Massen an hippen, verzweifelt-individuell aussehenden Leuten jungen, mittleren und älteren Alters mit und ohne Kinder strömen in die drei Eingänge der Karl-Liebknecht-Straße in der Galerie Spandauer Straße und im HBC. Die übliche Klientel aus den trendigen Stadtteilen Berlins: Nerd-Brille auf der Nase, Bommel auf dem Kopf und Jutebeutel um die Schulter. Ich mittendrin, zwar ohne diese Accessoires, dafür mit Schlafmangel und leerem Magen. Je später der Nachmittag, desto länger die Schlangen vor den Eingängen. Innen quetschen sich die Besucher an Ständen des temporären Kunst- und Designmarktes vorbei, an denen Waren verschiedenster Art liegen. Allen gemeinsam: schick, teuer, überflüssig. Vom Kissen mit Biodinkel-Füllung über Plätzchen in Städteform bis hin zu Fernsehturmkerzen. Schöner Schnickschnack zu hohen Preisen. Angeblich aber günstiger als in den herkömmlichen Kreuzberg-Läden oder auf DaWanda, einem Internetshop, der solchen Klimbim zum Bestellen anbietet. Ich höre Leute murmeln: „Wenn ich einmal alles hab und immer noch genug Geld übrig ist, dann kaufe ich mir diese hübschen Überflüssigkeiten.“

Von Zimtzicken und Allergien

Näher ich mich einem Stand mit diesen netten Dingen, brüllt es mir entgegen: „Echtes Leder in Deutschland gegerbt. Willste was billigeres, musste was aus Indien kaufen. Davon kriegste aber Hautallergien.“ Verstört und abgeschreckt verlasse ich den Stand. Vielleicht bekomme ich von billigem Leder ja Allergien, aber von giftigen Zimtzicken wird mir auch ganz schlecht.

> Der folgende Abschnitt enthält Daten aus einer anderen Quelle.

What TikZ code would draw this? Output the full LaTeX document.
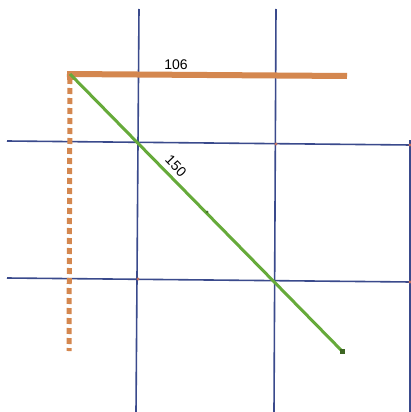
\documentclass[tikz,border=0pt]{standalone}
\usepackage{fontspec}
\setmainfont{Liberation Sans}
\usetikzlibrary{positioning, calc}
\definecolor{gridblue}{HTML}{3A4A8C}
\definecolor{rodorange}{HTML}{D4874F}
\definecolor{diaggreen}{HTML}{66AA3A}
\definecolor{dotred}{HTML}{C07060}

\begin{document}
\begin{tikzpicture}[x=1pt, y=-1pt, line cap=butt,
  gridline/.style={gridblue, line width=1.6pt},
  label/.style={font=\fontsize{14}{14}\selectfont, inner sep=0pt}]

% Frame
\useasboundingbox (0,0) rectangle (411,412);
\fill[white] (0,0) rectangle (411,412);

%% Grid
\coordinate (v1t) at (139,9);   \coordinate (v1b) at (136,412);
\coordinate (v2t) at (276,9);   \coordinate (v2b) at (274,412);
\coordinate (v3t) at (410,140); \coordinate (v3b) at (410,412);
\coordinate (h1l) at (7,141);   \coordinate (h1r) at (411,145);
\coordinate (h2l) at (7,278);   \coordinate (h2r) at (411,282);
\draw[gridline] (v1t) -- (v1b);
\draw[gridline] (v2t) -- (v2b);
\draw[gridline] (v3t) -- (v3b);
\draw[gridline] (h1l) -- (h1r);
\draw[gridline] (h2l) -- (h2r);

%% Orange side (106) and dashed drop
\coordinate (corner) at (70,74);
\coordinate (topend) at (347,76);
\coordinate (dropend) at (69,351);
\draw[rodorange, line width=6pt] ($(corner)+(-3,0)$) -- (topend);
\draw[rodorange, line width=5pt, dash pattern=on 6pt off 4pt] (70,78) -- (dropend);
\fill[rodorange] (corner) ++(-3,-3) rectangle ++(7,9);

%% Green diagonal (150)
\coordinate (diagend) at (342,351);
\draw[diaggreen, line width=3pt] (corner) -- (diagend);

% Intersection dots
\fill[dotred] (276,144) circle (1.6pt);
\fill[dotred] (138,279) circle (1.6pt);
\fill[dotred] (410,145) circle (1.6pt);
\fill[dotred] (410,282) circle (1.6pt);
\fill[diaggreen!70!black] (207,212) circle (1.5pt);
\fill[diaggreen!60!black] (diagend) ++(-2.5,-2.5) rectangle ++(5,5);

% Labels
\node[label] (lab106) at (176,65) {106};
\node[label, rotate=-46] (lab150) at (176,166) {150};

\end{tikzpicture}
\end{document}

Weiter geht’s zu den Auslagen mit Kindersachen und vorbei an einer Mutter, die liebevoll ihr Kind säugt. Glücklich und zufrieden schlummert es auf ihrem Schoß, während drum herum Chaos herrscht. Vielleicht liegt es am 3. Advent und dem nahenden Heiligen Abend, aber dieser Anblick stimmt mich dann doch ein wenig besinnlich. Es währt aber nicht lange und schon reißt mich ein ungehobelter Schubser von der Seite zurück ins Gewusel. Ich verlasse die Kinderabteilung; habe ja gar keinen Nachwuchs zu beschenken.

Gurkenhappen ohne Rand

Am anderen Ende des Raums erwartet mich ein Comic-Stand mit Witzen über den Führer und einer aussagekräftigen Zeichnung. Ich glaube, es ist das erste Mal, dass ich Hitler unten ohne sehe. Mir ist aber irgendwie gar nicht zum Lachen. Die Temperatur ist auf gefühlte 40° Grad gestiegen und natürlich gibt es keine Garderobe für die Jacken. Mein Kreislauf muckt auf. Es ist Zeit, etwas zu sich zu nehmen. Für den Anfang tut’s eine Fritz Cola. Wie sich später herausstellt, kann man die Pfandflasche leider nicht im zweiten Ausstellungsraum zurückgeben, wo es Austern und kleine Gurkenhappen gibt (ohne Rand). Wahrscheinlich würde eine leere Fritz Cola nicht ins Ambiente passen. Neben der Bar sitzen Leute gemütlich, lauschen technoiden Klängen und starren auf die leere Tanzfläche, auf der sich bis dahin nur Kinderwagen tummeln. Die richtige Party mag wohl erst nach 18h starten, wenn der Sandmann die Kinder mit Schlafsand bestäubt hat.

Tätowierte T-Shirts

Im dritten Raum präsentieren sich vermehrt Verlage und deren Publikationen. Fantasievoll gestaltete Cover strahlen von den Tischen, selbst gebastelte Karten lachen aus Ständern, eigen bemalte Lampenschirme leuchten von den Decken. In der zweiten Etage sitzt ein Mann an einer Nähmaschine und tätowiert T-Shirts, dekoriert sie also. Verzückt steht eine junge Frau in der Ecke und schaut ihm bei der Arbeit zu. Sieht, wie seine Hände gekonnt den Stoff umfassen und um die Nadel führen. Handarbeit macht sexy.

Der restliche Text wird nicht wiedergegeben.